● TASK STATEMENT
Write the data out again, character for character, with no images.

● SUPPLIED MATERIAL
- - - - -

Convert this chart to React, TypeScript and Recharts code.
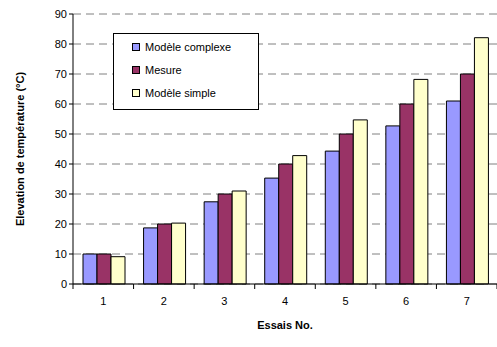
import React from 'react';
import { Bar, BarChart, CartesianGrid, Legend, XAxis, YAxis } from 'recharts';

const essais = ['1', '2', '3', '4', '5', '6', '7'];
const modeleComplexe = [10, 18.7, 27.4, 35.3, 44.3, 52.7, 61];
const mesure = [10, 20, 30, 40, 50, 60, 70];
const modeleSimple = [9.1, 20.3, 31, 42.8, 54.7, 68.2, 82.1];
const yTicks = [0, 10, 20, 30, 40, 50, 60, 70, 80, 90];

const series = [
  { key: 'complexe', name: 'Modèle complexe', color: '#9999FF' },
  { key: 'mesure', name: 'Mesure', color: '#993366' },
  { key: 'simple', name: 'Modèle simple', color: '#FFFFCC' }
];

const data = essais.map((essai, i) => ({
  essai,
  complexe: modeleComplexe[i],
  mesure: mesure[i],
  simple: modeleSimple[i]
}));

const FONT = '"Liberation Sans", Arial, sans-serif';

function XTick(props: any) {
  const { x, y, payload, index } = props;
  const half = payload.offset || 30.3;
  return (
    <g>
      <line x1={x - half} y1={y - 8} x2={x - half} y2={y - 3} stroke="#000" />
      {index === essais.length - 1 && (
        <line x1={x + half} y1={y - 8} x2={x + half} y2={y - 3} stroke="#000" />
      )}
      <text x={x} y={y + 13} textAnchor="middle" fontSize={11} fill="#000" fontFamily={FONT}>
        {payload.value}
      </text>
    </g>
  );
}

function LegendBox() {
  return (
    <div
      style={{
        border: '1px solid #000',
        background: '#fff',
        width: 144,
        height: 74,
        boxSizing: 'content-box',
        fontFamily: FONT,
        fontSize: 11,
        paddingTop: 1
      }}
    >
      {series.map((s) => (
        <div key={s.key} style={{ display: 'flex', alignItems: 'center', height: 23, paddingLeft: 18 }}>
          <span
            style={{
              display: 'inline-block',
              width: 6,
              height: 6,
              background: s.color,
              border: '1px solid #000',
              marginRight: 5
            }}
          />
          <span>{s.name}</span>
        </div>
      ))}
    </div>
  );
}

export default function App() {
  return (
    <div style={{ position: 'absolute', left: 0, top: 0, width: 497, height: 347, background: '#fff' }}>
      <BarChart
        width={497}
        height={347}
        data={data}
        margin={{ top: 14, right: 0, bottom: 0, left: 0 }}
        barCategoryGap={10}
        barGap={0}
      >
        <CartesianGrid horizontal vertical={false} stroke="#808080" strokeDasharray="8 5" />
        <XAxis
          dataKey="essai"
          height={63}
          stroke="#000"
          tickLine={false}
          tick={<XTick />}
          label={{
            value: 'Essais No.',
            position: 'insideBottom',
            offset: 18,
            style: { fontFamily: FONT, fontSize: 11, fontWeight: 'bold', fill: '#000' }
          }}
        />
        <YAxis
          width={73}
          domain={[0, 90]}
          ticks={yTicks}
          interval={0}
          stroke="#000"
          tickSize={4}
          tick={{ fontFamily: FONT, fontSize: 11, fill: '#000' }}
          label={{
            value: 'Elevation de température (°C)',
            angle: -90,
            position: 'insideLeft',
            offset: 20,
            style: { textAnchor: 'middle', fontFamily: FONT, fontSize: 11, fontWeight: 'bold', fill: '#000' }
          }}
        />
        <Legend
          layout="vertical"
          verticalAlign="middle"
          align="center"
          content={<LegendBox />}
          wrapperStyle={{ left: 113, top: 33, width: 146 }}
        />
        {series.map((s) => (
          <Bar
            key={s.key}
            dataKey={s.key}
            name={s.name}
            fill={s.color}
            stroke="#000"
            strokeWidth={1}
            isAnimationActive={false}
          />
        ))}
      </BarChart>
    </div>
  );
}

- - - - -

● RESPONSE TO THIS EXERCISE
Convert this chart to React, TypeScript and Recharts code.
import React from 'react';
import { Bar, BarChart, CartesianGrid, Legend, XAxis, YAxis } from 'recharts';

const essais = ['1', '2', '3', '4', '5', '6', '7'];
const modeleComplexe = [10, 18.7, 27.4, 35.3, 44.3, 52.7, 61];
const mesure = [10, 20, 30, 40, 50, 60, 70];
const modeleSimple = [9.1, 20.3, 31, 42.8, 54.7, 68.2, 82.1];
const yTicks = [0, 10, 20, 30, 40, 50, 60, 70, 80, 90];

const series = [
  { key: 'complexe', name: 'Modèle complexe', color: '#9999FF' },
  { key: 'mesure', name: 'Mesure', color: '#993366' },
  { key: 'simple', name: 'Modèle simple', color: '#FFFFCC' }
];

const data = essais.map((essai, i) => ({
  essai,
  complexe: modeleComplexe[i],
  mesure: mesure[i],
  simple: modeleSimple[i]
}));

const FONT = '"Liberation Sans", Arial, sans-serif';

function XTick(props: any) {
  const { x, y, payload, index } = props;
  const half = payload.offset || 30.3;
  return (
    <g>
      <line x1={x - half} y1={y - 8} x2={x - half} y2={y - 3} stroke="#000" />
      {index === essais.length - 1 && (
        <line x1={x + half} y1={y - 8} x2={x + half} y2={y - 3} stroke="#000" />
      )}
      <text x={x} y={y + 13} textAnchor="middle" fontSize={11} fill="#000" fontFamily={FONT}>
        {payload.value}
      </text>
    </g>
  );
}

function LegendBox() {
  return (
    <div
      style={{
        border: '1px solid #000',
        background: '#fff',
        width: 144,
        height: 74,
        boxSizing: 'content-box',
        fontFamily: FONT,
        fontSize: 11,
        paddingTop: 1
      }}
    >
      {series.map((s) => (
        <div key={s.key} style={{ display: 'flex', alignItems: 'center', height: 23, paddingLeft: 18 }}>
          <span
            style={{
              display: 'inline-block',
              width: 6,
              height: 6,
              background: s.color,
              border: '1px solid #000',
              marginRight: 5
            }}
          />
          <span>{s.name}</span>
        </div>
      ))}
    </div>
  );
}

export default function App() {
  return (
    <div style={{ position: 'absolute', left: 0, top: 0, width: 497, height: 347, background: '#fff' }}>
      <BarChart
        width={497}
        height={347}
        data={data}
        margin={{ top: 14, right: 0, bottom: 0, left: 0 }}
        barCategoryGap={10}
        barGap={0}
      >
        <CartesianGrid horizontal vertical={false} stroke="#808080" strokeDasharray="8 5" />
        <XAxis
          dataKey="essai"
          height={63}
          stroke="#000"
          tickLine={false}
          tick={<XTick />}
          label={{
            value: 'Essais No.',
            position: 'insideBottom',
            offset: 18,
            style: { fontFamily: FONT, fontSize: 11, fontWeight: 'bold', fill: '#000' }
          }}
        />
        <YAxis
          width={73}
          domain={[0, 90]}
          ticks={yTicks}
          interval={0}
          stroke="#000"
          tickSize={4}
          tick={{ fontFamily: FONT, fontSize: 11, fill: '#000' }}
          label={{
            value: 'Elevation de température (°C)',
            angle: -90,
            position: 'insideLeft',
            offset: 20,
            style: { textAnchor: 'middle', fontFamily: FONT, fontSize: 11, fontWeight: 'bold', fill: '#000' }
          }}
        />
        <Legend
          layout="vertical"
          verticalAlign="middle"
          align="center"
          content={<LegendBox />}
          wrapperStyle={{ left: 113, top: 33, width: 146 }}
        />
        {series.map((s) => (
          <Bar
            key={s.key}
            dataKey={s.key}
            name={s.name}
            fill={s.color}
            stroke="#000"
            strokeWidth={1}
            isAnimationActive={false}
          />
        ))}
      </BarChart>
    </div>
  );
}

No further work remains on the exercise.